For a Klondike Bar…


How about travel to New York, LA, DC, and the Arctic Circle, stuffing my face with Klondike bars in front of live, wild polar bears on the sea ice of Arctic Svalbard? 

To see it, click here  Search for “happyjoel” in the search box and enjoy. Now the background:

So I am attempting to use my previous contest wins to make videos that have a leg up on other videos. And for this one, I literally put more work into this Klondike Bar video than I have ever put into anything else in my life. Oh, because it’s worth $100,000!!!

So I took my Klondike bar to the Arctic, and while the national geographic photographers were taking pictures of polar bears, I danced like an idiot in the cold waving my Klondike bar around like a madman. I mean, if the judges aren’t convinced that this is the greatest video entered, I don’t know what they are thinking. 

Anyway, I need your help too – so go vote on it. Go register and give it 5 stars (or bars, as they have it) and help me get $100,000. 

Oh, and for the record, the girl, Maggie, in the video with me – she was basically a blind date to the Arctic because I thought that was a really funny idea. So we met once for coffee, then a week later dinner and a movie, a week later we hung out and I asked her if she wanted to go to the Arctic with me. She agreed in spite of my mustache.
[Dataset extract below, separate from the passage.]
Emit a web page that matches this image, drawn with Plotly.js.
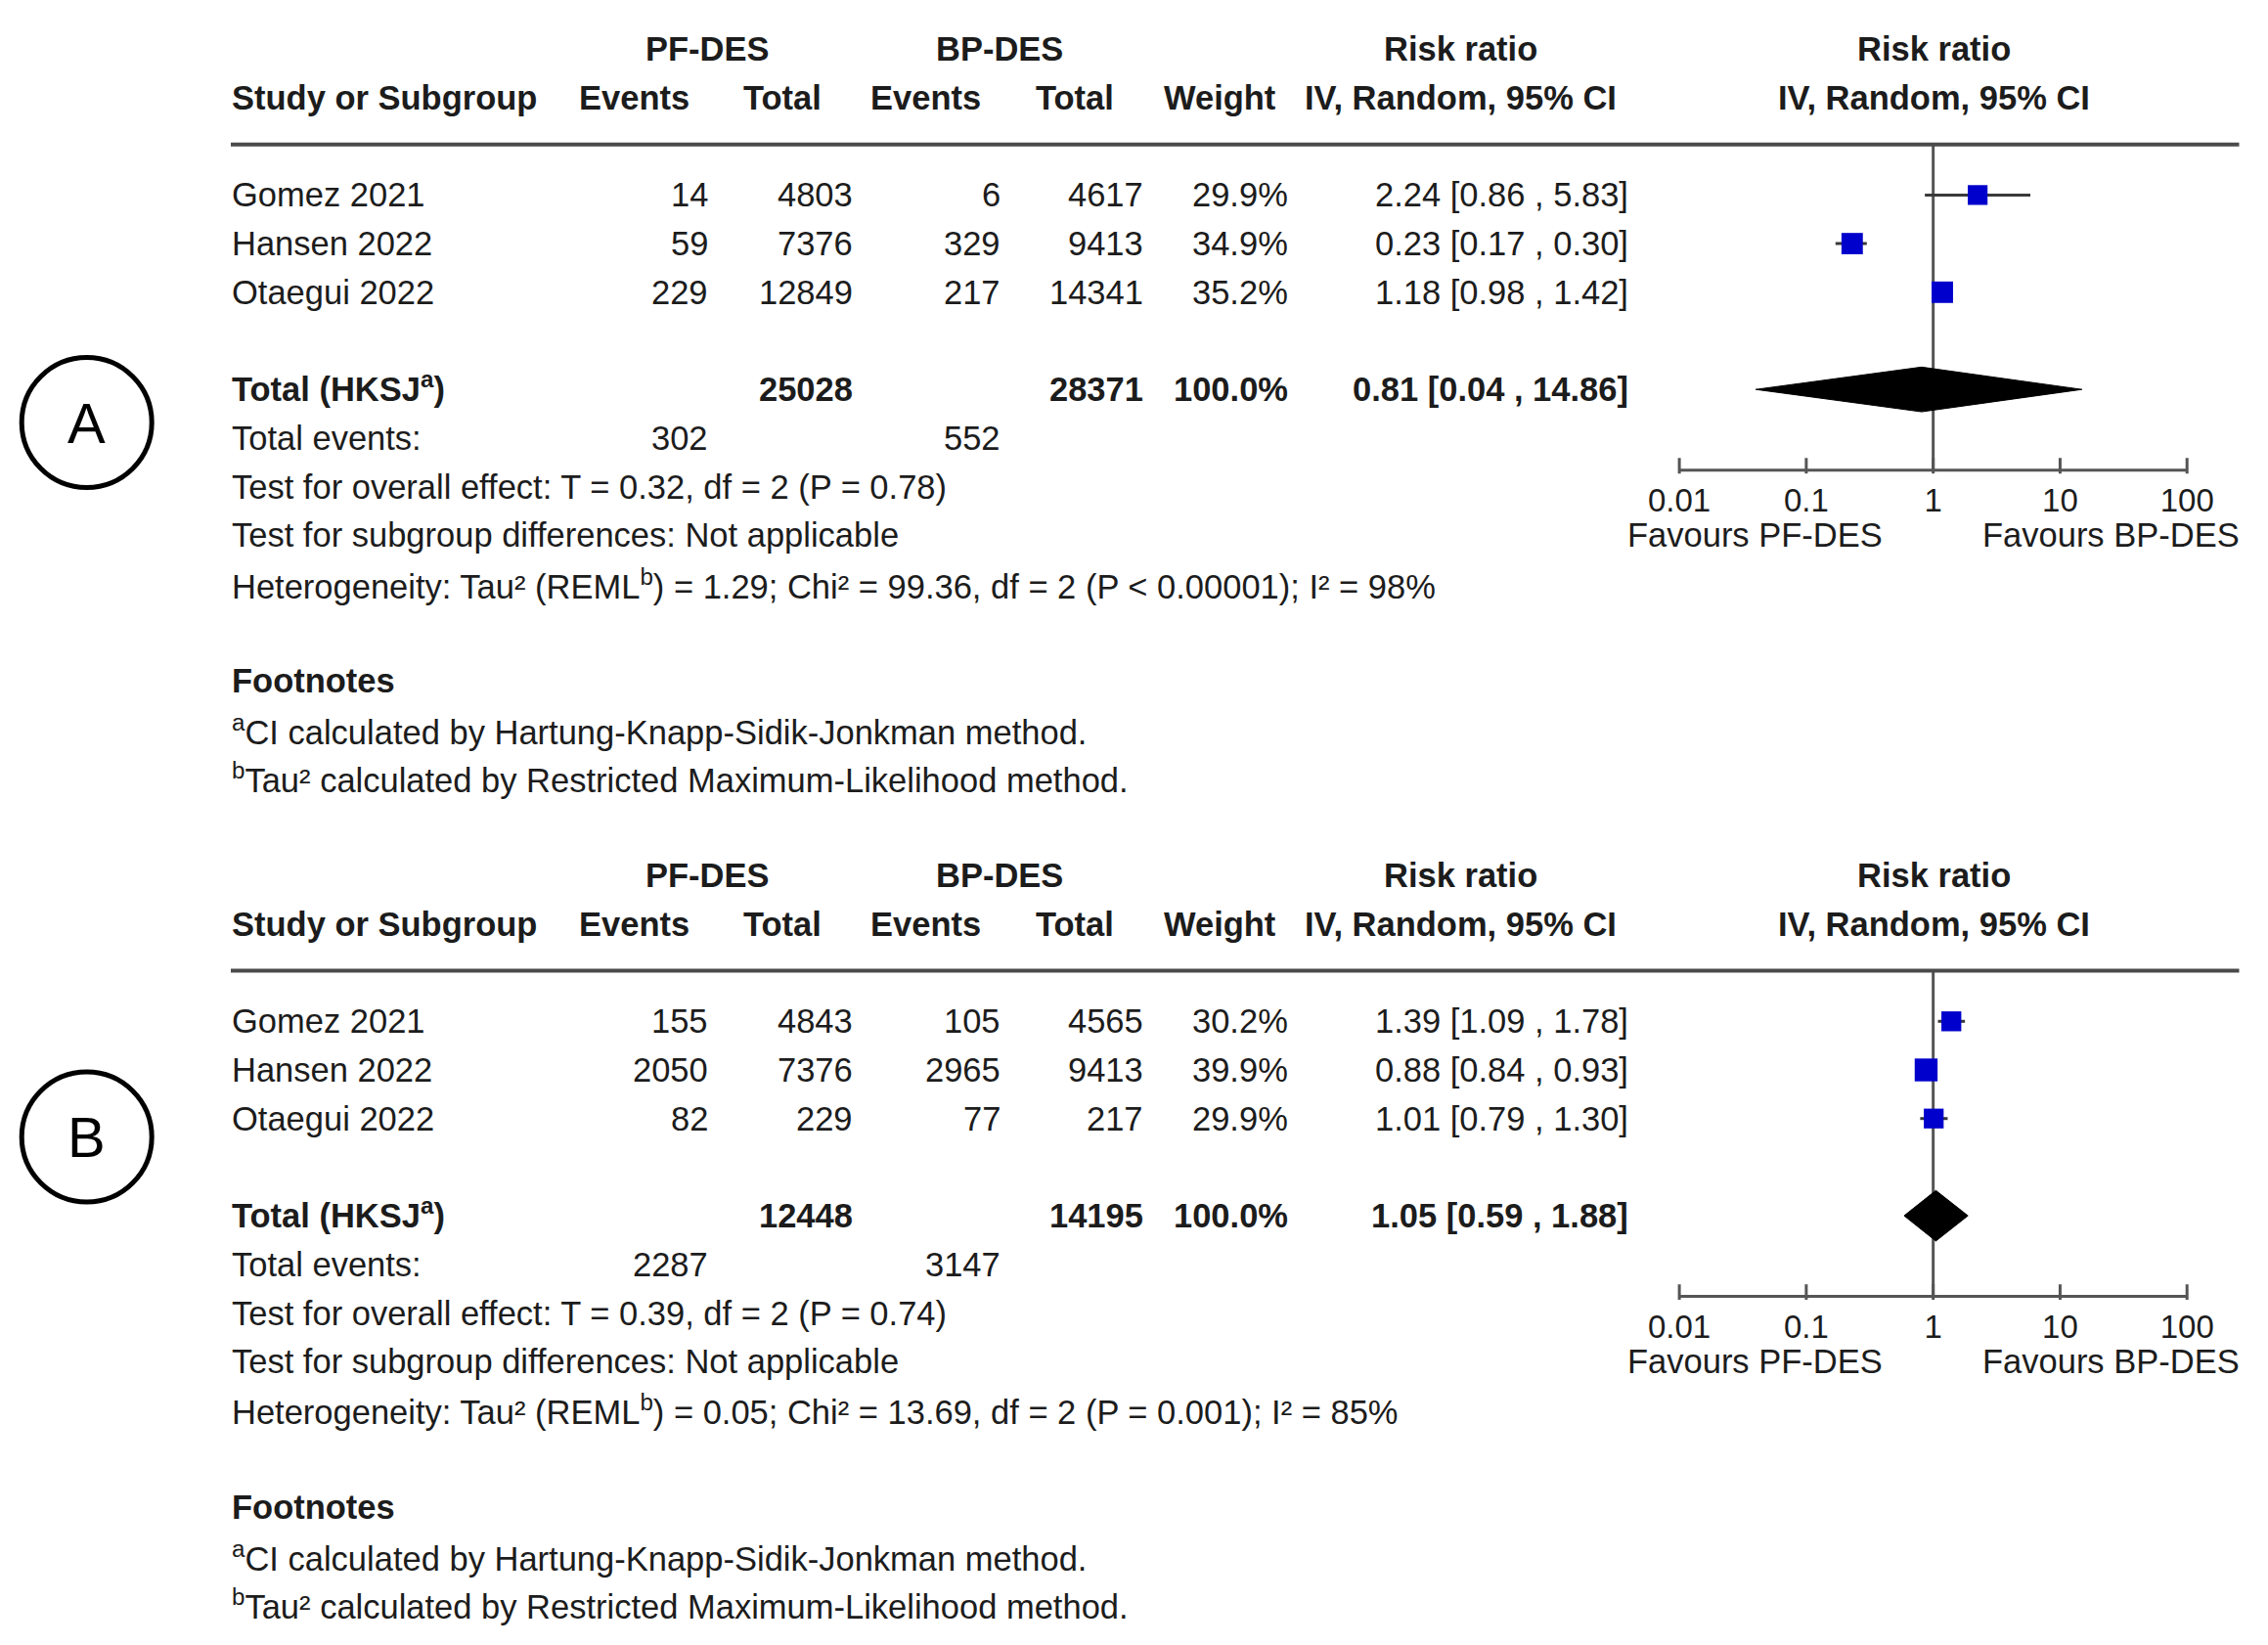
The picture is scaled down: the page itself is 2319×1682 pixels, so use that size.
<!DOCTYPE html>
<html>
<head>
<meta charset="utf-8">
<script src="https://cdn.plot.ly/plotly-3.0.1.min.js"></script>
<style>html,body{margin:0;padding:0;background:#fff;}</style>
</head>
<body>
<div id="chart" style="width:2319px;height:1682px;"></div>
<script>
// ---------------- DATA ----------------
const studies = ['Gomez 2021', 'Hansen 2022', 'Otaegui 2022'];

// Panel A
const pfEventsA = [14, 59, 229];
const pfTotalA = [4803, 7376, 12849];
const bpEventsA = [6, 329, 217];
const bpTotalA = [4617, 9413, 14341];
const weightA = [29.9, 34.9, 35.2];
const rrA = [2.24, 0.23, 1.18];
const loA = [0.86, 0.17, 0.98];
const hiA = [5.83, 0.30, 1.42];
const pooledA = [0.81, 0.04, 14.86];
const totalsA = [25028, 28371];
const totalEventsA = [302, 552];
const statsA = [
  'Test for overall effect: T = 0.32, df = 2 (P = 0.78)',
  'Test for subgroup differences: Not applicable',
  'Heterogeneity: Tau² (REML<sup>b</sup>) = 1.29; Chi² = 99.36, df = 2 (P &lt; 0.00001); I² = 98%'
];

// Panel B
const pfEventsB = [155, 2050, 82];
const pfTotalB = [4843, 7376, 229];
const bpEventsB = [105, 2965, 77];
const bpTotalB = [4565, 9413, 217];
const weightB = [30.2, 39.9, 29.9];
const rrB = [1.39, 0.88, 1.01];
const loB = [1.09, 0.84, 0.79];
const hiB = [1.78, 0.93, 1.30];
const pooledB = [1.05, 0.59, 1.88];
const totalsB = [12448, 14195];
const totalEventsB = [2287, 3147];
const statsB = [
  'Test for overall effect: T = 0.39, df = 2 (P = 0.74)',
  'Test for subgroup differences: Not applicable',
  'Heterogeneity: Tau² (REML<sup>b</sup>) = 0.05; Chi² = 13.69, df = 2 (P = 0.001); I² = 85%'
];

const tickVals = [0.01, 0.1, 1, 10, 100];
const tickText = ['0.01', '0.1', '1', '10', '100'];
const groupLabels = ['PF-DES', 'BP-DES'];
const colHeaders = ['Study or Subgroup', 'Events', 'Total', 'Events', 'Total', 'Weight', 'IV, Random, 95% CI'];
const favours = ['Favours PF-DES', 'Favours BP-DES'];
const footnotes = ['<sup>a</sup>CI calculated by Hartung-Knapp-Sidik-Jonkman method.',
                   '<sup>b</sup>Tau² calculated by Restricted Maximum-Likelihood method.'];
const panelLetters = ['A', 'B'];

// ---------------- LAYOUT HELPERS ----------------
const W = 2319, H = 1682;
const px = v => v / W;
const ROW = 49.7;                 // pixel height of one table row
const yTop = 1 - 50.3 / ROW;      // row value at the top edge
const yBot = yTop + H / ROW;      // row value at the bottom edge
const rowToPaper = r => (yBot - r) / (yBot - yTop);

const FONT = 'Liberation Sans, Arial, Helvetica, sans-serif';
const TXT = '#1c1c1c';
const FS = 34.5;

const col = {
  name: px(236), pfEv: px(725), pfTot: px(872.6), bpEv: px(1023.5), bpTot: px(1170),
  w: px(1318), rr: px(1666),
  hEv1: px(649), hTot1: px(800), hEv2: px(946.6), hTot2: px(1099), hW: px(1247),
  hRR: px(1493), hPlot: px(1977), hPF: px(723), hBP: px(1022),
  favPF: px(1794), favBP: px(2158)
};

const annotations = [];
const shapes = [];
function txt(x, r, text, anchor, bold, size) {
  annotations.push({
    xref: 'paper', yref: 'y', x: x, y: r, text: bold ? '<b>' + text + '</b>' : text,
    showarrow: false, xanchor: anchor, yanchor: 'middle',
    font: {family: FONT, size: size || FS, color: TXT}, borderpad: 0
  });
}

const lineTraces = [];
const markTraces = [];

function panel(off, xa, d) {
  // headers
  txt(col.hPF, off + 1, groupLabels[0], 'center', true);
  txt(col.hBP, off + 1, groupLabels[1], 'center', true);
  txt(col.hRR, off + 1, 'Risk ratio', 'center', true);
  txt(col.hPlot, off + 1, 'Risk ratio', 'center', true);
  txt(col.name, off + 2, colHeaders[0], 'left', true);
  txt(col.hEv1, off + 2, colHeaders[1], 'center', true);
  txt(col.hTot1, off + 2, colHeaders[2], 'center', true);
  txt(col.hEv2, off + 2, colHeaders[3], 'center', true);
  txt(col.hTot2, off + 2, colHeaders[4], 'center', true);
  txt(col.hW, off + 2, colHeaders[5], 'center', true);
  txt(col.hRR, off + 2, colHeaders[6], 'center', true);
  txt(col.hPlot, off + 2, colHeaders[6], 'center', true);

  shapes.push({type: 'line', xref: 'paper', yref: 'y', x0: px(236), x1: px(2289.5),
    y0: off + 2.96, y1: off + 2.96, line: {color: '#4a4a4a', width: 4}});

  const rows = studies.map((s, i) => off + 4 + i);
  studies.forEach((s, i) => {
    const r = rows[i];
    txt(col.name, r, s, 'left');
    txt(col.pfEv, r, String(d.pfEv[i]), 'right');
    txt(col.pfTot, r, String(d.pfTot[i]), 'right');
    txt(col.bpEv, r, String(d.bpEv[i]), 'right');
    txt(col.bpTot, r, String(d.bpTot[i]), 'right');
    txt(col.w, r, d.w[i].toFixed(1) + '%', 'right');
    txt(col.rr, r, d.rr[i].toFixed(2) + ' [' + d.lo[i].toFixed(2) + ' , ' + d.hi[i].toFixed(2) + ']', 'right');
  });

  const tr = off + 8;
  txt(col.name, tr - 0.05, 'Total (HKSJ<sup>a</sup>)', 'left', true);
  txt(col.pfTot, tr, String(d.totals[0]), 'right', true);
  txt(col.bpTot, tr, String(d.totals[1]), 'right', true);
  txt(col.w, tr, '100.0%', 'right', true);
  txt(col.rr, tr, d.pooled[0].toFixed(2) + ' [' + d.pooled[1].toFixed(2) + ' , ' + d.pooled[2].toFixed(2) + ']', 'right', true);

  txt(col.name, off + 9, 'Total events:', 'left');
  txt(col.pfEv, off + 9, String(d.totEv[0]), 'right');
  txt(col.bpEv, off + 9, String(d.totEv[1]), 'right');
  d.stats.forEach((s, i) => txt(col.name, off + 10 + i, s, 'left'));
  txt(col.name, off + 14, 'Footnotes', 'left', true);
  footnotes.forEach((f, i) => txt(col.name, off + 15 + i, f, 'left'));

  txt(col.favPF, off + 11, favours[0], 'center');
  txt(col.favBP, off + 11, favours[1], 'center');

  const axisRow = off + 9.66;
  // line of no effect
  lineTraces.push({type: 'scatter', mode: 'lines', xaxis: xa, yaxis: 'y',
    x: [1, 1], y: [off + 2.96, axisRow], line: {color: '#555', width: 3}, hoverinfo: 'skip', cliponaxis: false});
  // axis line and crossing ticks
  const ax = [tickVals[0], tickVals[tickVals.length - 1], null], ay = [axisRow, axisRow, null];
  tickVals.forEach(t => { ax.push(t, t, null); ay.push(axisRow - 0.25, axisRow + 0.07, null); });
  lineTraces.push({type: 'scatter', mode: 'lines', xaxis: xa, yaxis: 'y', x: ax, y: ay,
    line: {color: '#555', width: 3}, hoverinfo: 'skip', cliponaxis: false});
  // CI lines
  const cx = [], cy = [];
  studies.forEach((s, i) => { cx.push(d.lo[i], d.hi[i], null); cy.push(rows[i], rows[i], null); });
  lineTraces.push({type: 'scatter', mode: 'lines', xaxis: xa, yaxis: 'y', x: cx, y: cy,
    line: {color: '#3a3a3a', width: 3}, hoverinfo: 'skip', cliponaxis: false});
  // diamond
  const h = d.dh;
  lineTraces.push({type: 'scatter', mode: 'lines', xaxis: xa, yaxis: 'y', fill: 'toself',
    x: [d.pooled[1], d.pooled[0], d.pooled[2], d.pooled[0], d.pooled[1]],
    y: [tr, tr - h, tr, tr + h, tr], fillcolor: '#000', line: {color: '#000', width: 1},
    hoverinfo: 'skip', cliponaxis: false});
  // squares (on top)
  markTraces.push({type: 'scatter', mode: 'markers', xaxis: xa, yaxis: 'y', x: d.rr, y: rows,
    opacity: 1,
    marker: {symbol: 'square', color: '#0000CC', opacity: 1,
             size: d.w.map(w => 3.7 * Math.sqrt(w)), line: {width: 0}},
    cliponaxis: false});
  return axisRow;
}

const axA = panel(0, 'x', {pfEv: pfEventsA, pfTot: pfTotalA, bpEv: bpEventsA, bpTot: bpTotalA, w: weightA,
  rr: rrA, lo: loA, hi: hiA, pooled: pooledA, totals: totalsA, totEv: totalEventsA, stats: statsA, dh: 0.46});
const axB = panel(17, 'x2', {pfEv: pfEventsB, pfTot: pfTotalB, bpEv: bpEventsB, bpTot: bpTotalB, w: weightB,
  rr: rrB, lo: loB, hi: hiB, pooled: pooledB, totals: totalsB, totEv: totalEventsB, stats: statsB, dh: 0.52});

// panel letters in circles
[[432, panelLetters[0]], [1162.5, panelLetters[1]]].forEach(([cyPix, L]) => {
  const cxPix = 88.7, rad = 66.5;
  shapes.push({type: 'circle', xref: 'paper', yref: 'paper',
    x0: px(cxPix - rad), x1: px(cxPix + rad), y0: 1 - (cyPix + rad) / H, y1: 1 - (cyPix - rad) / H,
    line: {color: '#000', width: 5}});
  annotations.push({xref: 'paper', yref: 'paper', x: px(cxPix), y: 1 - cyPix / H, text: L,
    showarrow: false, xanchor: 'center', yanchor: 'middle',
    font: {family: FONT, size: 58, color: '#000'}});
});

// axis scale: 0.01 -> 1717.1 px, 100 -> 2236.2 px; range padded slightly so edge labels are kept
const PAD = 0.02, perDec = (2236.2 - 1717.1) / 4;
const xDomain = [px(1717.1 - PAD * perDec), px(2236.2 + PAD * perDec)];
function xAxis(pos) {
  return {type: 'log', range: [-2 - PAD, 2 + PAD], domain: xDomain, anchor: 'free', position: pos,
    showline: false, ticks: '', tickvals: tickVals, ticktext: tickText, showgrid: false, zeroline: false,
    ticklabelstandoff: 8,
    tickfont: {family: FONT, size: 33, color: TXT}, fixedrange: true};
}

const layout = {
  width: W, height: H, margin: {l: 0, r: 0, t: 0, b: 0},
  paper_bgcolor: '#fff', plot_bgcolor: 'rgba(0,0,0,0)', showlegend: false,
  xaxis: xAxis(rowToPaper(axA)),
  xaxis2: xAxis(rowToPaper(axB)),
  yaxis: {range: [yBot, yTop], domain: [0, 1], visible: false, fixedrange: true},
  annotations: annotations, shapes: shapes
};

Plotly.newPlot('chart', lineTraces.concat(markTraces), layout, {staticPlot: true, displayModeBar: false});
</script>
</body>
</html>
As the song points out, we weren’t really sure if things would work out, so we figured them out over a klondike bar. Short answer, they did, long answer they didn’t. We got along great and traveled well, but just aren’t compatible for a long term relationship. Still, she did great acting in the song, right? And at least I’m the first kid on my block to take a girl he doesn’t really know to the north pole.